На улице жарко, птицы поют, пахнет цветами и дымом. От всего этого хочется превратиться в хилую плаксу, и вот мы двигаемся, как будто на колесиках, и Маман снова говорит мне на ухо про то, какой я у нее хороший и что она всегда будет меня любить, и что никто не виноват,
А потом она говорит совсем другим голосом.
– Да не слушай ты ее, – говорит Густав. – Слушай меня. Или доктора Даннаше. Или считай про себя до тысячи. Главное, не слушай ее, договорились?
– Мой Пап'a пьет слишком много пива, вина и коньяка, – говорю я Густаву. – И подвергает риску свою семейную жизнь. Но мне все равно, потому что я без него скучаю. Когда я о нем думаю, это как пить горячую кровь.
– Давай немного посидим, – говорит доктор Даннаше. – Знаешь, Луи, я получил очень странное письмо, и твоей маме такое тоже пришло. Тебе что-нибудь об этом известно?

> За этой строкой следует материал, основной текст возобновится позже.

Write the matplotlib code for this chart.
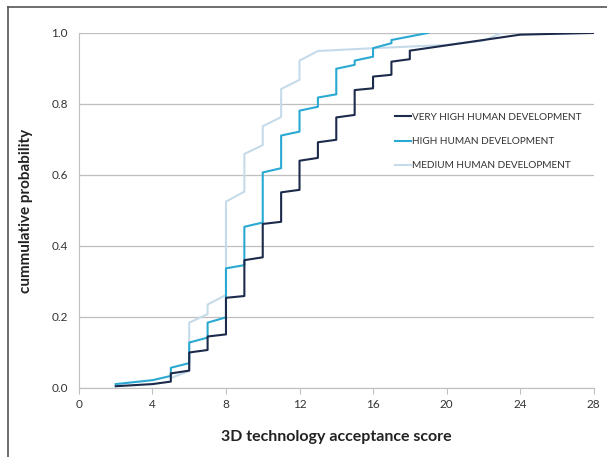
import matplotlib.pyplot as plt
from matplotlib.lines import Line2D

plt.rcParams['font.family'] = ['Lato', 'DejaVu Sans']

# curvas acumuladas (x repetido = salto vertical)
x_very_high = [2, 4, 5, 5, 6, 6, 7, 7, 8, 8, 9, 9, 10, 10, 11, 11, 12, 12,
               13, 13, 14, 14, 15, 15, 16, 16, 17, 17, 18, 18, 20, 22, 24, 28]
y_very_high = [0.005, 0.011, 0.018, 0.041, 0.049, 0.100, 0.107, 0.145, 0.151,
               0.254, 0.259, 0.360, 0.368, 0.462, 0.468, 0.551, 0.558, 0.640,
               0.648, 0.692, 0.699, 0.762, 0.769, 0.839, 0.844, 0.877, 0.882,
               0.919, 0.926, 0.950, 0.965, 0.980, 0.995, 1.0]

x_high = [2, 4, 5, 5, 6, 6, 7, 7, 8, 8, 9, 9, 10, 10, 11, 11, 12, 12,
          13, 13, 14, 14, 15, 15, 16, 16, 17, 17, 19]
y_high = [0.011, 0.022, 0.034, 0.057, 0.070, 0.128, 0.142, 0.184, 0.199,
          0.337, 0.346, 0.454, 0.466, 0.607, 0.619, 0.711, 0.722, 0.781,
          0.792, 0.818, 0.827, 0.899, 0.910, 0.922, 0.933, 0.957, 0.971,
          0.980, 1.0]

x_medium = [5, 6, 6, 7, 7, 8, 8, 9, 9, 10, 10, 11, 11, 12, 12, 13, 16, 20, 22, 23]
y_medium = [0.028, 0.048, 0.184, 0.208, 0.235, 0.262, 0.525, 0.553, 0.659,
            0.684, 0.737, 0.763, 0.842, 0.868, 0.922, 0.949, 0.957, 0.966,
            0.978, 1.0]

labels = ['VERY HIGH HUMAN DEVELOPMENT', 'HIGH HUMAN DEVELOPMENT',
          'MEDIUM HUMAN DEVELOPMENT']
colores = ['#1c2b4c', '#2aa9d2', '#c6dbea']

x_ticks = [0, 4, 8, 12, 16, 20, 24, 28]
y_ticks = [0.0, 0.2, 0.4, 0.6, 0.8, 1.0]

fig = plt.figure(figsize=(6.07, 4.57), dpi=100)
ax = fig.add_axes([0.130, 0.151, 0.848, 0.777])

ax.plot(x_medium, y_medium, color=colores[2], lw=1.5, label=labels[2], zorder=3)
ax.plot(x_high, y_high, color=colores[1], lw=1.5, label=labels[1], zorder=4)
ax.plot(x_very_high, y_very_high, color=colores[0], lw=1.5, label=labels[0], zorder=5)

ax.set_xlim(0, 28)
ax.set_ylim(0, 1.0)
ax.set_xticks(x_ticks)
ax.set_yticks(y_ticks)
ax.set_yticklabels([f'{v:.1f}' for v in y_ticks])
ax.grid(axis='y', color='#bfbfbf', lw=0.9)
ax.set_axisbelow(True)

for s in ['top', 'right']:
    ax.spines[s].set_visible(False)
ax.spines['left'].set_color('#bfbfbf')
ax.spines['bottom'].set_color('#bfbfbf')
ax.tick_params(axis='x', length=4, color='#bfbfbf', labelsize=8.5,
               labelcolor='#333333', pad=4)
ax.tick_params(axis='y', length=0, labelsize=8.5, labelcolor='#333333', pad=8)

ax.set_xlabel('3D technology acceptance score', fontsize=11.5, fontweight='bold',
              color='#222222', labelpad=14)
ax.set_ylabel('cummulative probability', fontsize=11, fontweight='bold',
              color='#222222', labelpad=13)

handles = [Line2D([], [], color=c, lw=1.5) for c in colores]
ax.legend(handles, labels, loc='upper left', bbox_to_anchor=(0.596, 0.80),
          frameon=False, fontsize=7.2, handlelength=1.6, handletextpad=0.1,
          labelspacing=1.52, labelcolor='#333333')

# marco de la figura
fig.add_artist(Line2D([8 / 607, 8 / 607], [0, 1 - 7 / 457], color='#555555',
                      lw=1.2, transform=fig.transFigure))
fig.add_artist(Line2D([8 / 607, 1], [1 - 7 / 457, 1 - 7 / 457], color='#555555',
                      lw=1.2, transform=fig.transFigure))

fig.savefig('out.png', dpi=100)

– Ничего не говори, – шепчет Густав.
– Ну конечно, откуда тебе знать. Как думаешь, Луи, я не сбрендил? Тебе не кажется странным, что твой лечащий врач во сне прописывает твоей маме яд?
– Тсс, – говорит Густав, – не разговаривай. Это не по правилам.
– Ну да ладно. Я взял с собой «La Plan`ete bleue». Вот, послушай:
И так далее, и тому подобное.
– Расскажи мне что-нибудь интересное, – прошу я Густава, а доктор Даннаше все читает свое.
– Я могу рассказать про «Le Petit Prince», [46]я его знаю наизусть.
– Тра-ля-ля, это же детская книжка. Пап'a вечно хотел мне ее читать, потому что в ней про аэропланы.
– И про планету, и про мальчика, и про баобаб. Про целую кучу всего, – говорит Густав. – Впрочем, ты прав: наверное, ты из нее уже вырос. Ладно, тогда вот тебе другая история. Жил на свете мальчик, и у него были мама и папа, которые его очень любили. Дальше рассказывать?
– Нет, про это не стоит. Там плохой конец.
– Вовсе необязательно, – говорит Густав. – Можешь выбрать конец, какой захочешь.
–
– Не так-то просто быть мамой Дерганого Мальчика, – говорю я Густаву. – Иногда ему грозила очень большая опасность, и мама не справлялась. Хотя я знаю, что она пыталась. Точно пыталась.
И еще мне бы хотелось разглядеть сквозь бинты лицо Густава, и каменистую землю, пропахшую лавандой и дымом: если бы я мог открыть глаза, я бы увидел сад с гравием, и цветы, похожие на желтые фейерверки, и, может быть, даже море и морских обитателей, живущих глубоко-глубоко под водой.